== Do this ==
Print the listing from its top line through the line containing "-0.459, -0.825, -0.931]", nothing more, and leave out the pictures.

Data entries
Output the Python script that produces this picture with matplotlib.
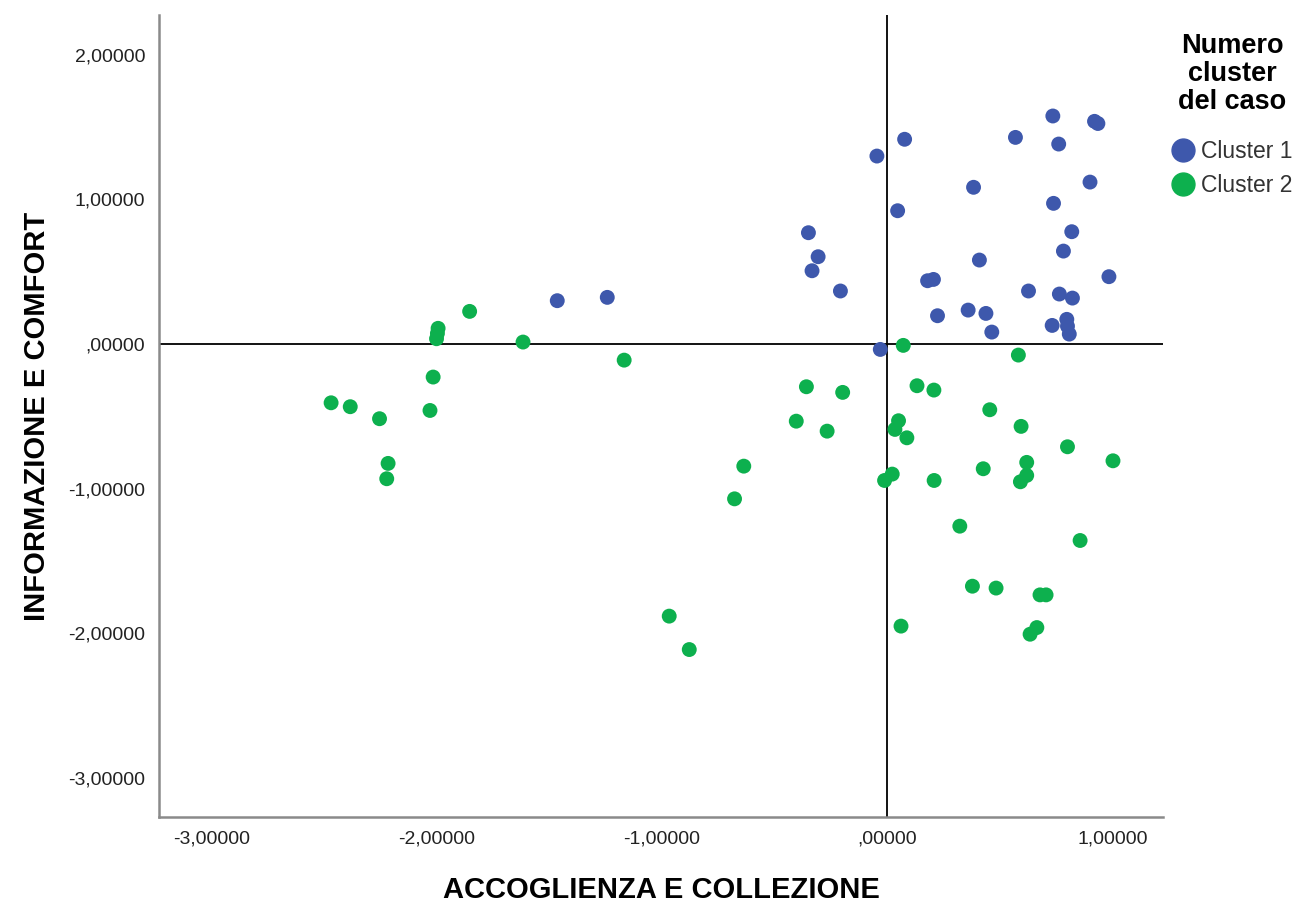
import numpy as np
import matplotlib
matplotlib.use('Agg')
import matplotlib.pyplot as plt
from matplotlib.lines import Line2D
from matplotlib.ticker import FuncFormatter

plt.rcParams['font.family'] = ['Liberation Sans', 'DejaVu Sans']

# cluster 1 (blue)
c1_x = [0.735, 0.920, 0.935, 0.569, 0.761, 0.077, -0.046, 0.900, 0.383, 0.738,
        0.046, 0.819, -0.350, 0.782, -0.307, 0.409, -0.334, 0.984, 0.179, 0.205,
        -0.208, 0.627, 0.764, 0.822, 0.223, 0.359, 0.438, 0.464, 0.732, 0.797,
        0.800, 0.808, -0.031, -1.465, -1.243]
c1_y = [1.577, 1.540, 1.525, 1.429, 1.383, 1.416, 1.300, 1.120, 1.084, 0.973,
        0.922, 0.777, 0.770, 0.643, 0.604, 0.581, 0.507, 0.466, 0.438, 0.447,
        0.367, 0.367, 0.346, 0.318, 0.196, 0.235, 0.212, 0.083, 0.129, 0.171,
        0.124, 0.069, -0.037, 0.300, 0.323]

# cluster 2 (green)
c2_x = [0.071, 0.582, -0.359, -0.198, 0.132, 0.207, -0.404, -0.267, 0.050, 0.034,
        0.087, 0.455, 0.594, 0.800, 1.002, 0.619, 0.426, 0.619, 0.591, 0.022,
        -0.012, 0.208, 0.322, 0.856, 0.378, 0.483, 0.678, 0.705, 0.061, 0.664,
        0.634, -1.168, -0.637, -0.678, -0.968, -0.879, -1.854, -1.994, -1.997,
        -2.001, -1.617, -2.016, -2.469, -2.384, -2.254, -2.030, -2.216, -2.222]
c2_y = [-0.009, -0.076, -0.295, -0.334, -0.288, -0.318, -0.533, -0.602, -0.530, -0.590,
        -0.648, -0.454, -0.569, -0.710, -0.807, -0.818, -0.862, -0.908, -0.952, -0.899,
        -0.943, -0.943, -1.259, -1.358, -1.674, -1.687, -1.734, -1.734, -1.950, -1.960,
        -2.006, -0.111, -0.844, -1.070, -1.881, -2.112, 0.226, 0.109, 0.074,
        0.037, 0.014, -0.228, -0.406, -0.433, -0.516, -0.459, -0.825, -0.931]

ticks_x = [-3, -2, -1, 0, 1]
ticks_y = [-3, -2, -1, 0, 1, 2]
blue = '#3E58AC'
green = '#0DB04E'


def fmt(v, pos):
    s = '%.5f' % v
    s = s.replace('.', ',')
    if s.startswith('0,'):
        s = s[1:]
    if s.startswith('-0,'):
        s = s[2:]
    return s


fig = plt.figure(figsize=(12.99, 9.06), dpi=100)
ax = fig.add_axes([0.1224, 0.0982, 0.7729, 0.8852])

ax.axvline(0, color='black', lw=1.3, zorder=1)
ax.axhline(0, color='black', lw=1.3, zorder=1)
ax.scatter(c1_x, c1_y, s=115, color=blue, edgecolors='none', zorder=3)
ax.scatter(c2_x, c2_y, s=115, color=green, edgecolors='none', zorder=3)

ax.set_xlim(-3.233, 1.224)
ax.set_ylim(-3.27, 2.275)
ax.set_xticks(ticks_x)
ax.set_yticks(ticks_y)
ax.xaxis.set_major_formatter(FuncFormatter(fmt))
ax.yaxis.set_major_formatter(FuncFormatter(fmt))
ax.tick_params(length=0, labelsize=14, colors='#222222', pad=10)

for side in ['top', 'right']:
    ax.spines[side].set_visible(False)
for side in ['left', 'bottom']:
    ax.spines[side].set_color('#8a8a8a')
    ax.spines[side].set_linewidth(1.8)

ax.set_xlabel('ACCOGLIENZA E COLLEZIONE', fontsize=21, fontweight='bold', labelpad=20)
ax.set_ylabel('INFORMAZIONE E COMFORT', fontsize=21, fontweight='bold', labelpad=12)

# legend title and entries
fig.text(0.9484, 0.964, 'Numero\ncluster\ndel caso', ha='center', va='top',
         fontsize=19.5, fontweight='bold', linespacing=1.1)
handles = [Line2D([], [], marker='o', linestyle='', markersize=16.5, color=blue),
           Line2D([], [], marker='o', linestyle='', markersize=16.5, color=green)]
leg = fig.legend(handles, ['Cluster 1', 'Cluster 2'],
                 loc='upper left', bbox_to_anchor=(0.9035, 0.846), frameon=False,
                 fontsize=16.5, handlelength=0.8, handletextpad=0.4, labelspacing=0.5,
                 borderpad=0, borderaxespad=0)
for t in leg.get_texts():
    t.set_color('#333333')

fig.savefig('out.png', dpi=100)
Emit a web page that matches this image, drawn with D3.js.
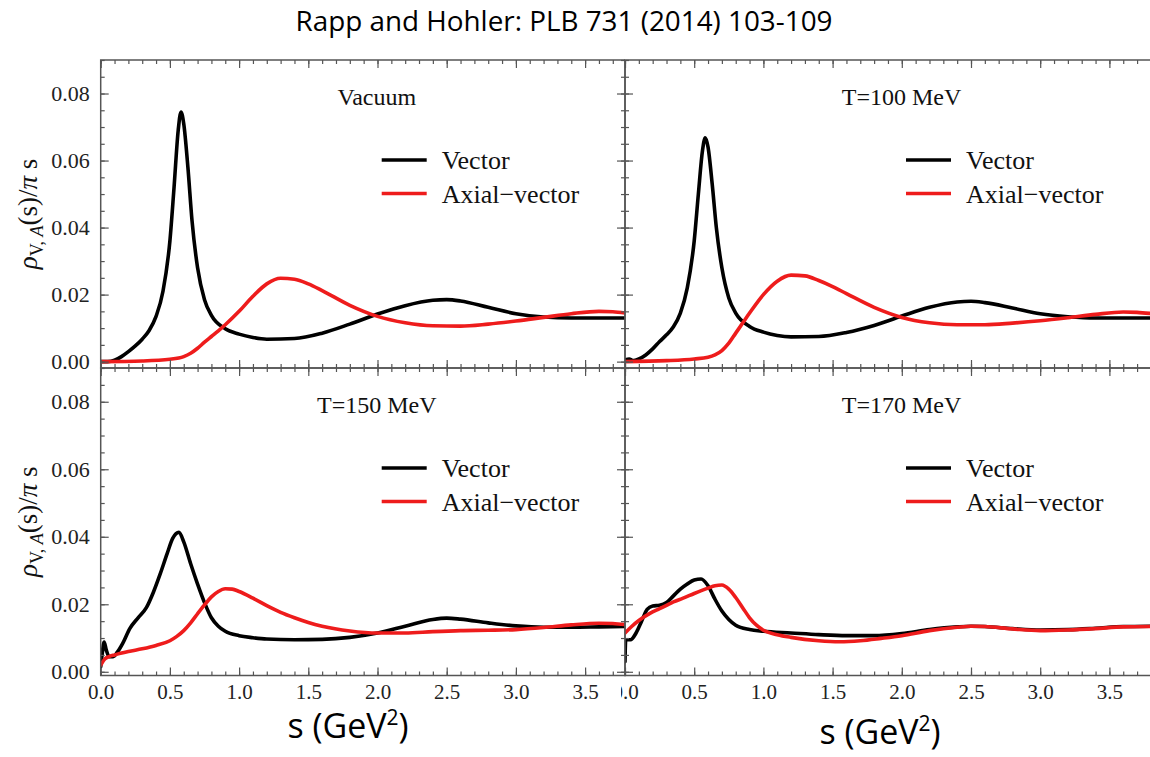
<!DOCTYPE html>
<html><head><meta charset="utf-8">
<script src="https://cdn.jsdelivr.net/npm/d3@7"></script>
<style>body{margin:0;background:#fff}</style>
</head><body><svg id="c" width="1150" height="757"></svg>
<script>
const chartTitle = "Rapp and Hohler: PLB 731 (2014) 103-109";
const panelLabels = ["Vacuum", "T=100 MeV", "T=150 MeV", "T=170 MeV"];
const seriesNames = ["Vector", "Axial\u2212vector"];
const xMajorTicks = [0, 0.5, 1.0, 1.5, 2.0, 2.5, 3.0, 3.5];
const yMajorTicks = [0, 0.02, 0.04, 0.06, 0.08];
const xTitle = "s (GeV";

// [s (GeV^2), rho/(pi s)]
const vacuumVector = [[0,0],[0.05,0],[0.1,0.0004],[0.15,0.0015],[0.2,0.003],[0.25,0.0047],[0.3,0.0067],[0.35,0.0093],[0.4,0.0135],[0.45,0.021],[0.5,0.036],[0.53,0.052],[0.56,0.069],[0.58,0.0745],[0.6,0.071],[0.63,0.058],[0.66,0.042],[0.7,0.028],[0.75,0.0185],[0.8,0.0138],[0.9,0.0098],[1.0,0.0082],[1.1,0.0072],[1.2,0.0067],[1.4,0.0069],[1.6,0.0085],[1.8,0.0112],[2.0,0.0142],[2.2,0.0167],[2.4,0.0183],[2.5,0.0185],[2.6,0.0181],[2.8,0.0162],[3.0,0.0143],[3.2,0.0133],[3.4,0.013],[3.6,0.013],[3.79,0.013]];
const vacuumAxial = [[0,0],[0.3,0.0002],[0.5,0.0007],[0.6,0.0015],[0.65,0.0025],[0.7,0.004],[0.75,0.0058],[0.8,0.0075],[0.85,0.0092],[0.9,0.011],[1.0,0.015],[1.1,0.0195],[1.2,0.0232],[1.3,0.0249],[1.4,0.0246],[1.5,0.0232],[1.6,0.0212],[1.8,0.0168],[2.0,0.0135],[2.2,0.0116],[2.4,0.0107],[2.6,0.0106],[2.8,0.0112],[3.0,0.0121],[3.2,0.0132],[3.4,0.0143],[3.6,0.015],[3.7,0.0149],[3.79,0.0145]];
const t100Vector = [[0,0.0005],[0.03,0.0008],[0.06,0.0003],[0.1,0.0008],[0.15,0.002],[0.2,0.0038],[0.25,0.006],[0.3,0.008],[0.35,0.0104],[0.4,0.0145],[0.45,0.022],[0.5,0.036],[0.53,0.05],[0.56,0.063],[0.58,0.0668],[0.6,0.064],[0.63,0.053],[0.66,0.04],[0.7,0.028],[0.75,0.019],[0.8,0.0145],[0.9,0.0105],[1.0,0.0088],[1.1,0.0078],[1.2,0.0074],[1.4,0.0075],[1.6,0.0087],[1.8,0.0108],[2.0,0.0136],[2.2,0.0162],[2.4,0.0178],[2.5,0.018],[2.6,0.0176],[2.8,0.016],[3.0,0.0143],[3.2,0.0134],[3.4,0.013],[3.6,0.013],[3.79,0.013]];
const t100Axial = [[0,0],[0.3,0.0003],[0.5,0.0008],[0.6,0.0013],[0.65,0.002],[0.7,0.0033],[0.75,0.0055],[0.8,0.0085],[0.85,0.0115],[0.9,0.0145],[1.0,0.02],[1.1,0.024],[1.2,0.0258],[1.3,0.0256],[1.4,0.0242],[1.5,0.0224],[1.6,0.0203],[1.8,0.0162],[2.0,0.0132],[2.2,0.0116],[2.4,0.011],[2.6,0.011],[2.8,0.0115],[3.0,0.0122],[3.2,0.0131],[3.4,0.0141],[3.6,0.0148],[3.7,0.0147],[3.79,0.0144]];
const t150Vector = [[0,0.0015],[0.01,0.005],[0.025,0.0088],[0.04,0.0065],[0.06,0.0045],[0.09,0.0045],[0.12,0.0058],[0.16,0.0085],[0.21,0.0128],[0.27,0.016],[0.33,0.019],[0.38,0.0235],[0.43,0.029],[0.48,0.035],[0.52,0.0395],[0.565,0.0413],[0.6,0.0385],[0.65,0.032],[0.7,0.026],[0.75,0.0205],[0.8,0.016],[0.85,0.0135],[0.9,0.012],[1.0,0.0107],[1.1,0.0101],[1.2,0.0097],[1.4,0.0095],[1.6,0.0096],[1.8,0.0102],[2.0,0.0115],[2.2,0.0135],[2.4,0.0155],[2.5,0.0159],[2.6,0.0156],[2.8,0.0145],[3.0,0.0136],[3.2,0.0132],[3.4,0.0132],[3.6,0.0133],[3.79,0.0134]];
const t150Axial = [[0,0.002],[0.03,0.0038],[0.06,0.0045],[0.1,0.005],[0.2,0.006],[0.3,0.0068],[0.4,0.0078],[0.5,0.0092],[0.55,0.0105],[0.6,0.0122],[0.65,0.0145],[0.7,0.0172],[0.75,0.0198],[0.8,0.0222],[0.85,0.0238],[0.9,0.0246],[0.95,0.0245],[1.0,0.0238],[1.1,0.0218],[1.2,0.0196],[1.3,0.0176],[1.4,0.016],[1.5,0.0146],[1.6,0.0135],[1.8,0.0121],[2.0,0.0115],[2.2,0.0115],[2.4,0.0119],[2.6,0.0122],[2.8,0.0123],[3.0,0.0125],[3.2,0.0131],[3.4,0.0139],[3.6,0.0144],[3.7,0.0143],[3.79,0.014]];
const t170Vector = [[0,0.003],[0.005,0.0095],[0.04,0.0095],[0.08,0.0115],[0.12,0.015],[0.16,0.0185],[0.2,0.0195],[0.25,0.0197],[0.3,0.0205],[0.35,0.0225],[0.4,0.0245],[0.45,0.026],[0.5,0.0272],[0.55,0.0275],[0.6,0.0255],[0.65,0.0215],[0.7,0.018],[0.75,0.0155],[0.8,0.0138],[0.9,0.0125],[1.0,0.012],[1.2,0.0115],[1.4,0.011],[1.6,0.0107],[1.8,0.0107],[2.0,0.0113],[2.2,0.0125],[2.4,0.0133],[2.5,0.0135],[2.6,0.0134],[2.8,0.0128],[3.0,0.0124],[3.2,0.0125],[3.4,0.0129],[3.6,0.0134],[3.79,0.0135]];
const t170Axial = [[0,0.0115],[0.05,0.0135],[0.1,0.0152],[0.18,0.0173],[0.25,0.0187],[0.3,0.0197],[0.35,0.0207],[0.42,0.0218],[0.5,0.0232],[0.6,0.0248],[0.65,0.0255],[0.7,0.0257],[0.75,0.0245],[0.8,0.022],[0.85,0.019],[0.9,0.016],[0.95,0.0138],[1.0,0.0123],[1.1,0.011],[1.2,0.0102],[1.4,0.0092],[1.55,0.0089],[1.7,0.0092],[1.85,0.0099],[2.0,0.0107],[2.2,0.0122],[2.4,0.0132],[2.5,0.0135],[2.6,0.0134],[2.8,0.0127],[3.0,0.0122],[3.2,0.0124],[3.4,0.0128],[3.6,0.0133],[3.79,0.0134]];

const panelData = [[vacuumVector, vacuumAxial],[t100Vector, t100Axial],[t150Vector, t150Axial],[t170Vector, t170Axial]];
const colors = ["#000000", "#ee1c1c"];

const svg = d3.select("#c");
const frameColor = "#555";
const serif = "'Liberation Serif','DejaVu Serif',serif";
const sans = "'Open Sans','Noto Sans',sans-serif";

const layout = [
  {x0:100.7, x1:625, y0:60, y1:368, yDom:[-0.0019,0.09], showX:false, showY:true},
  {x0:625, x1:1150, y0:60, y1:368, yDom:[-0.0019,0.09], showX:false, showY:false},
  {x0:100.7, x1:625, y0:368, y1:675.5, yDom:[-0.0011,0.09], showX:true, showY:true},
  {x0:625, x1:1150, y0:368, y1:675.5, yDom:[-0.0011,0.09], showX:true, showY:false}
];

const defs = svg.append("defs");
// clip in the local frame of the bottom-axis group (translated by y1)
defs.append("clipPath").attr("id","xlabclip").append("rect").attr("x",621).attr("y",-20).attr("width",600).attr("height",80);

const xMinor = d3.range(0, 3.8, 0.1).map(v => +v.toFixed(2));
const yMinor = d3.range(0, 0.0901, 0.005).map(v => +v.toFixed(3));

layout.forEach((L, i) => {
  const x = d3.scaleLinear().domain([0, (L.x1 - L.x0) / 138.4]).range([L.x0, L.x1]);
  const y = d3.scaleLinear().domain(L.yDom).range([L.y1, L.y0]);
  const g = svg.append("g");
  const cid = "clip" + i;
  defs.append("clipPath").attr("id", cid).append("rect")
    .attr("x", L.x0).attr("y", L.y0).attr("width", L.x1 - L.x0).attr("height", L.y1 - L.y0);

  const line = d3.line().x(d => x(d[0])).y(d => y(d[1])).curve(d3.curveMonotoneX);
  panelData[i].forEach((ser, k) => {
    g.append("path").datum(ser).attr("d", line).attr("clip-path", `url(#${cid})`)
      .attr("fill","none").attr("stroke", colors[k]).attr("stroke-width", 3.6)
      .attr("stroke-linejoin","round").attr("stroke-linecap","round");
  });

  const styleAxis = sel => { sel.select(".domain").remove(); sel.selectAll("line").attr("stroke", frameColor).attr("stroke-width", 1.2); };
  const bot = g.append("g").attr("transform", `translate(0,${L.y1})`);
  bot.append("g").call(d3.axisBottom(x).tickValues(xMinor).tickSize(-4).tickFormat("")).call(styleAxis);
  const botMaj = bot.append("g").call(d3.axisBottom(x).tickValues(xMajorTicks).tickSize(-8).tickPadding(9)
      .tickFormat(L.showX ? d3.format(".1f") : "")).call(styleAxis);
  botMaj.selectAll("text").attr("font-family", serif).attr("font-size", 21).attr("fill", "#222");
  if (!L.showY && L.showX) botMaj.attr("clip-path", "url(#xlabclip)");
  const top = g.append("g").attr("transform", `translate(0,${L.y0})`);
  top.append("g").call(d3.axisTop(x).tickValues(xMinor).tickSize(-4).tickFormat("")).call(styleAxis);
  top.append("g").call(d3.axisTop(x).tickValues(xMajorTicks).tickSize(-8).tickFormat("")).call(styleAxis);

  const lft = g.append("g").attr("transform", `translate(${L.x0},0)`);
  lft.append("g").call(d3.axisLeft(y).tickValues(yMinor).tickSize(-4).tickFormat("")).call(styleAxis);
  const lftMaj = lft.append("g").call(d3.axisLeft(y).tickValues(yMajorTicks).tickSize(-8).tickPadding(11)
      .tickFormat(L.showY ? d3.format(".2f") : "")).call(styleAxis);
  lftMaj.selectAll("text").attr("font-family", serif).attr("font-size", 22).attr("fill", "#222");
  if (L.x1 < 1150) {
    const rgt = g.append("g").attr("transform", `translate(${L.x1},0)`);
    rgt.append("g").call(d3.axisRight(y).tickValues(yMinor).tickSize(-4).tickFormat("")).call(styleAxis);
    rgt.append("g").call(d3.axisRight(y).tickValues(yMajorTicks).tickSize(-8).tickFormat("")).call(styleAxis);
  }

  g.append("path").attr("d", `M${L.x1},${L.y0}H${L.x0}V${L.y1}H${L.x1}` + (L.x1 < 1150 ? `V${L.y0}` : ""))
    .attr("fill","none").attr("stroke", frameColor).attr("stroke-width", 1.5);

  const cx = (L.x0 + L.x1) / 2 + 14;
  g.append("text").attr("x", cx).attr("y", L.y0 + 45).attr("text-anchor","middle")
    .attr("font-family", serif).attr("font-size", 24).attr("fill","#111").text(panelLabels[i]);

  const lx = L.x0 + 281, ly = L.y0 + 100;
  seriesNames.forEach((nm, k) => {
    g.append("line").attr("x1", lx).attr("x2", lx + 45).attr("y1", ly + k*33.5).attr("y2", ly + k*33.5)
      .attr("stroke", colors[k]).attr("stroke-width", 3.6);
    g.append("text").attr("x", lx + 60).attr("y", ly + k*33.5 + 9).attr("font-family", serif)
      .attr("font-size", 26).attr("fill","#111").text(nm);
  });

  if (L.showY) {
    const cy = (L.y0 + L.y1) / 2;
    const t = svg.append("text").attr("transform", `translate(37,${cy}) rotate(-90)`).attr("text-anchor","middle")
      .attr("font-family", serif).attr("font-size", 27).attr("fill","#111");
    t.append("tspan").attr("font-style","italic").text("\u03c1");
    t.append("tspan").attr("font-size", 18).attr("dy", 6).text("V, ");
    t.append("tspan").attr("font-size", 18).attr("font-style","italic").text("A");
    t.append("tspan").attr("dy", -6).text("(s)/");
    t.append("tspan").attr("font-style","italic").text("\u03c0");
    t.append("tspan").text(" s");
  }

  if (L.showX) {
    const t = svg.append("text").attr("x", i === 3 ? 880 : 348).attr("y", i === 3 ? 744 : 738)
      .attr("text-anchor","middle").attr("font-family", sans).attr("font-size", 34).attr("fill","#000");
    t.append("tspan").text(xTitle);
    t.append("tspan").attr("font-size", 21).attr("dy", -13).text("2");
    t.append("tspan").attr("dy", 13).text(")");
  }
});

svg.append("text").attr("x", 564).attr("y", 31).attr("text-anchor","middle")
  .attr("font-family", sans).attr("font-size", 27).attr("fill","#000")
  .attr("textLength", 537).attr("lengthAdjust","spacingAndGlyphs").text(chartTitle);
</script></body></html>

== Result below ==
Output the Python script that produces this picture with matplotlib.
import numpy as np
import matplotlib
matplotlib.use('Agg')
import matplotlib.pyplot as plt
from matplotlib.lines import Line2D
from matplotlib.ticker import FuncFormatter

plt.rcParams['font.family'] = ['Liberation Sans', 'DejaVu Sans']

# cluster 1 (blue)
c1_x = [0.735, 0.920, 0.935, 0.569, 0.761, 0.077, -0.046, 0.900, 0.383, 0.738,
        0.046, 0.819, -0.350, 0.782, -0.307, 0.409, -0.334, 0.984, 0.179, 0.205,
        -0.208, 0.627, 0.764, 0.822, 0.223, 0.359, 0.438, 0.464, 0.732, 0.797,
        0.800, 0.808, -0.031, -1.465, -1.243]
c1_y = [1.577, 1.540, 1.525, 1.429, 1.383, 1.416, 1.300, 1.120, 1.084, 0.973,
        0.922, 0.777, 0.770, 0.643, 0.604, 0.581, 0.507, 0.466, 0.438, 0.447,
        0.367, 0.367, 0.346, 0.318, 0.196, 0.235, 0.212, 0.083, 0.129, 0.171,
        0.124, 0.069, -0.037, 0.300, 0.323]

# cluster 2 (green)
c2_x = [0.071, 0.582, -0.359, -0.198, 0.132, 0.207, -0.404, -0.267, 0.050, 0.034,
        0.087, 0.455, 0.594, 0.800, 1.002, 0.619, 0.426, 0.619, 0.591, 0.022,
        -0.012, 0.208, 0.322, 0.856, 0.378, 0.483, 0.678, 0.705, 0.061, 0.664,
        0.634, -1.168, -0.637, -0.678, -0.968, -0.879, -1.854, -1.994, -1.997,
        -2.001, -1.617, -2.016, -2.469, -2.384, -2.254, -2.030, -2.216, -2.222]
c2_y = [-0.009, -0.076, -0.295, -0.334, -0.288, -0.318, -0.533, -0.602, -0.530, -0.590,
        -0.648, -0.454, -0.569, -0.710, -0.807, -0.818, -0.862, -0.908, -0.952, -0.899,
        -0.943, -0.943, -1.259, -1.358, -1.674, -1.687, -1.734, -1.734, -1.950, -1.960,
        -2.006, -0.111, -0.844, -1.070, -1.881, -2.112, 0.226, 0.109, 0.074,
        0.037, 0.014, -0.228, -0.406, -0.433, -0.516, -0.459, -0.825, -0.931]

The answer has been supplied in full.